Problem to work on
List each line of the data in which the string "this" appears.

>> Begin Working data

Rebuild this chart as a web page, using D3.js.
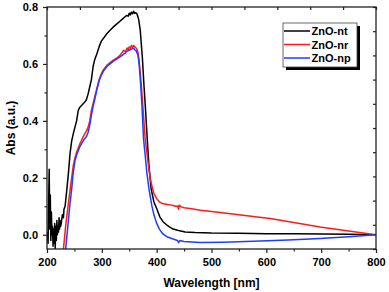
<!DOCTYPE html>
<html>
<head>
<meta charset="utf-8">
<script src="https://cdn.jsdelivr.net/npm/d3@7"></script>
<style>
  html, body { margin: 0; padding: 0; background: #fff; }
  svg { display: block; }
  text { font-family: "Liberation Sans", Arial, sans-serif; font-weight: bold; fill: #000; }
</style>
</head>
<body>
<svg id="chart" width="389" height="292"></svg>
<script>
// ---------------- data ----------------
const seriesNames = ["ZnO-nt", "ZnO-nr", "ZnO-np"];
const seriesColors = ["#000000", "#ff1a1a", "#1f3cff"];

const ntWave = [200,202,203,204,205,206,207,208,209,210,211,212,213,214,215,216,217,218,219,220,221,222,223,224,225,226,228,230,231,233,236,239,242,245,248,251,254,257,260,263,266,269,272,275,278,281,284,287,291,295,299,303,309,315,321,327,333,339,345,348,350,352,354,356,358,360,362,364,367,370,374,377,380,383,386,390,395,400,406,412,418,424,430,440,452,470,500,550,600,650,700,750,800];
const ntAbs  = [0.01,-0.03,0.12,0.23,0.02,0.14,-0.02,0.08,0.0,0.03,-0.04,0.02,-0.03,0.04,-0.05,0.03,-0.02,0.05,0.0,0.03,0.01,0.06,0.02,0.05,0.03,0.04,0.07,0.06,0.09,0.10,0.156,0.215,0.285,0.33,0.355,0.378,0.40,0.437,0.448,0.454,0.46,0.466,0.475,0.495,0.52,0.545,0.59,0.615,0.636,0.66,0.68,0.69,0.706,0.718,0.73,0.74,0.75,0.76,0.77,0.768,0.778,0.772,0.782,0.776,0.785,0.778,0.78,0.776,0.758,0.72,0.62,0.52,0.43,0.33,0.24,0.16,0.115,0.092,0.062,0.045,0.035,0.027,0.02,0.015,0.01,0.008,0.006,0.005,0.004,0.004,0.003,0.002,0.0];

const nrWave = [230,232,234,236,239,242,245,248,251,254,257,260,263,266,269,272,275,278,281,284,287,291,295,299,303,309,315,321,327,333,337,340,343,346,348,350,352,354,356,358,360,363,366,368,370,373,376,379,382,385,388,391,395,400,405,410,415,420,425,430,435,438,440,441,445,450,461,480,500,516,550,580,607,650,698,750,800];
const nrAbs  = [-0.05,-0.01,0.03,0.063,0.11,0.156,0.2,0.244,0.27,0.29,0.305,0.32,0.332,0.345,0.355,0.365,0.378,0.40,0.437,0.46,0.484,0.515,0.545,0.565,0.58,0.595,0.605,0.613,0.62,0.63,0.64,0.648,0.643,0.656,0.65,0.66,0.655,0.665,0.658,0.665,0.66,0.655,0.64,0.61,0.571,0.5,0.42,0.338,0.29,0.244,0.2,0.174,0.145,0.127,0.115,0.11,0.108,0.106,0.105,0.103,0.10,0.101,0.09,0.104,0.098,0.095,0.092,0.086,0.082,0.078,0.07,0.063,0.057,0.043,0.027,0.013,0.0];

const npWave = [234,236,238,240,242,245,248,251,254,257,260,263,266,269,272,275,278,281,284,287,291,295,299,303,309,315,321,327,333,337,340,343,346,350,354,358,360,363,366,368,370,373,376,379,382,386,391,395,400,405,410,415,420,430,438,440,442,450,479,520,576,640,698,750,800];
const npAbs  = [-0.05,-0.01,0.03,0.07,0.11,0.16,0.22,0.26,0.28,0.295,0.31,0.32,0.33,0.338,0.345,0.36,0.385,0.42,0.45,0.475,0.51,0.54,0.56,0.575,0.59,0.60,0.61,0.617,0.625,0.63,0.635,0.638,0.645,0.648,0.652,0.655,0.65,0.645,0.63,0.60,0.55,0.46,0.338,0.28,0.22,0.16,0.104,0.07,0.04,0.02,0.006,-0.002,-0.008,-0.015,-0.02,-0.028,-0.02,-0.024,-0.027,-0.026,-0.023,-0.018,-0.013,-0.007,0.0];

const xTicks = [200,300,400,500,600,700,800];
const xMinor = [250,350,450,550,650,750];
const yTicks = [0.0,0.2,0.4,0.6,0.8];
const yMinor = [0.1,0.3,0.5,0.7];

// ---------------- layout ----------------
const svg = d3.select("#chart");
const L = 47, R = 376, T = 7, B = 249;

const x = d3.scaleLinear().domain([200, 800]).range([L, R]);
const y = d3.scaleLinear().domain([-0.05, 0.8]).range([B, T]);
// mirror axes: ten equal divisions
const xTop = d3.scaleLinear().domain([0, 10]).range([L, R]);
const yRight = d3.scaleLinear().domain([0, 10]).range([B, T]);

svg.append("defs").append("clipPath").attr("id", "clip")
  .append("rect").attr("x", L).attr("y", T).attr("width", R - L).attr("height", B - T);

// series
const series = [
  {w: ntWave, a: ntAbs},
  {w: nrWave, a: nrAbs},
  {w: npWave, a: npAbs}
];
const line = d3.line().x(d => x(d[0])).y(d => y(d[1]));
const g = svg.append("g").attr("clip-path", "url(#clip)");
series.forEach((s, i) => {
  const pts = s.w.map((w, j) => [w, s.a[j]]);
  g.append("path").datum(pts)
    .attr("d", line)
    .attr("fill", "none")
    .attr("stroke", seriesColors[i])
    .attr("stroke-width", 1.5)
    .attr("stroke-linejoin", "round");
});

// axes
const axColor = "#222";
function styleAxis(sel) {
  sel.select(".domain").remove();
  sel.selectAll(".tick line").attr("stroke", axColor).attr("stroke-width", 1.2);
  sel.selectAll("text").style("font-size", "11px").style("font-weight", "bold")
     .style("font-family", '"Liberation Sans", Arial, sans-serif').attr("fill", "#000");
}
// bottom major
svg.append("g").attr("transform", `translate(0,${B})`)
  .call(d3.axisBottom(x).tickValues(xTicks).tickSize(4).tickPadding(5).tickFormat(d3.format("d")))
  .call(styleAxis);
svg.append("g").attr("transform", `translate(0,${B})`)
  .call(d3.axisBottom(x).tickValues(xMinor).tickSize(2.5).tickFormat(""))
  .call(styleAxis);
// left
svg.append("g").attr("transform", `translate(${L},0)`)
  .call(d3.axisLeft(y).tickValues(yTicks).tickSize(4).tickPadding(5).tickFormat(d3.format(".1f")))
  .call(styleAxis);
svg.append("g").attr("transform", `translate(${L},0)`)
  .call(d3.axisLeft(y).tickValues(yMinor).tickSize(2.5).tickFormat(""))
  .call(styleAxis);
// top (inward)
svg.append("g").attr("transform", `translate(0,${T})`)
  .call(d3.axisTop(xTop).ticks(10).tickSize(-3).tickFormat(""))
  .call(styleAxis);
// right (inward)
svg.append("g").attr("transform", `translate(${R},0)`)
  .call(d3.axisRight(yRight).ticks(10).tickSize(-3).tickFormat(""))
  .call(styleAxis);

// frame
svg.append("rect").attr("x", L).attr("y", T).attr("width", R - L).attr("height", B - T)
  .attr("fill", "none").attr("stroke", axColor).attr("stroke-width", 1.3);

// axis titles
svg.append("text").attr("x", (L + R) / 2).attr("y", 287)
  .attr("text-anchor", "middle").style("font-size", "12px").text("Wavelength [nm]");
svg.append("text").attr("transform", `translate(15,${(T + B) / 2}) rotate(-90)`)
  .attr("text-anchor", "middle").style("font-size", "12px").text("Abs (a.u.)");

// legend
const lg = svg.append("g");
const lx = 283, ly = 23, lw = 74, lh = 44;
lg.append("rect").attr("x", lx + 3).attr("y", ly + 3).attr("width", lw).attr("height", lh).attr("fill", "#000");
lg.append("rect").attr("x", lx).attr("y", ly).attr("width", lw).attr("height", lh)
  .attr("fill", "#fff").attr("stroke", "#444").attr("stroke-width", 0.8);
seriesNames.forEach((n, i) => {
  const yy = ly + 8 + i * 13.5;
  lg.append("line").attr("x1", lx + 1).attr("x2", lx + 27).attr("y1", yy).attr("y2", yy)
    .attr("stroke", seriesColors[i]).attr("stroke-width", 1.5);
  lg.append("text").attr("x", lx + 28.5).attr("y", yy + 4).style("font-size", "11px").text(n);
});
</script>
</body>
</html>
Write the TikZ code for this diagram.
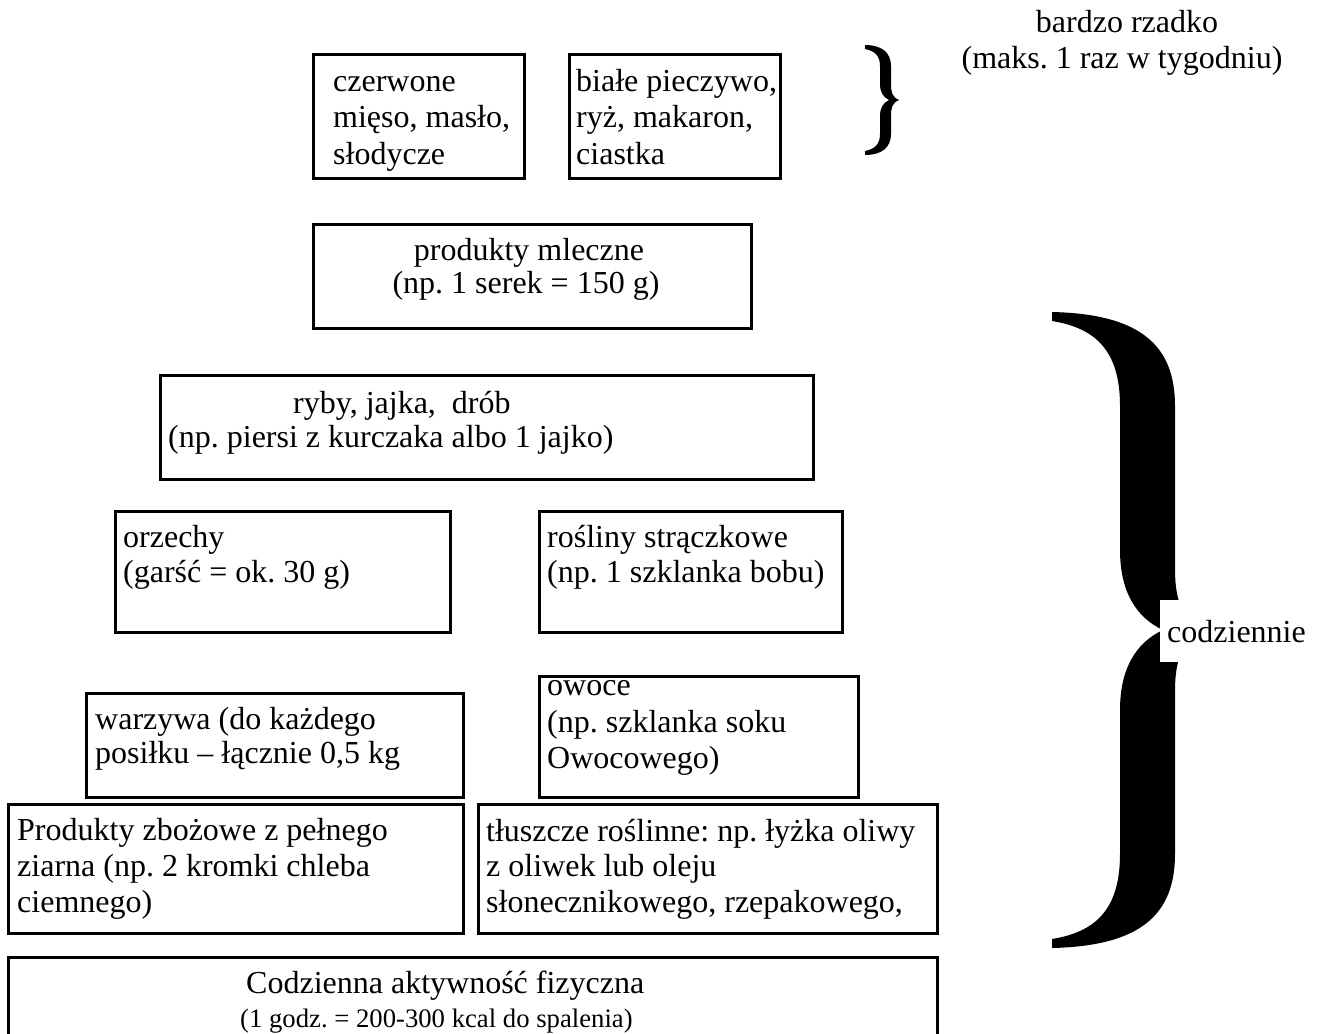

>> End Working data

Completed task
Rebuild this chart as a web page, using D3.js.
Write the TikZ code for this diagram.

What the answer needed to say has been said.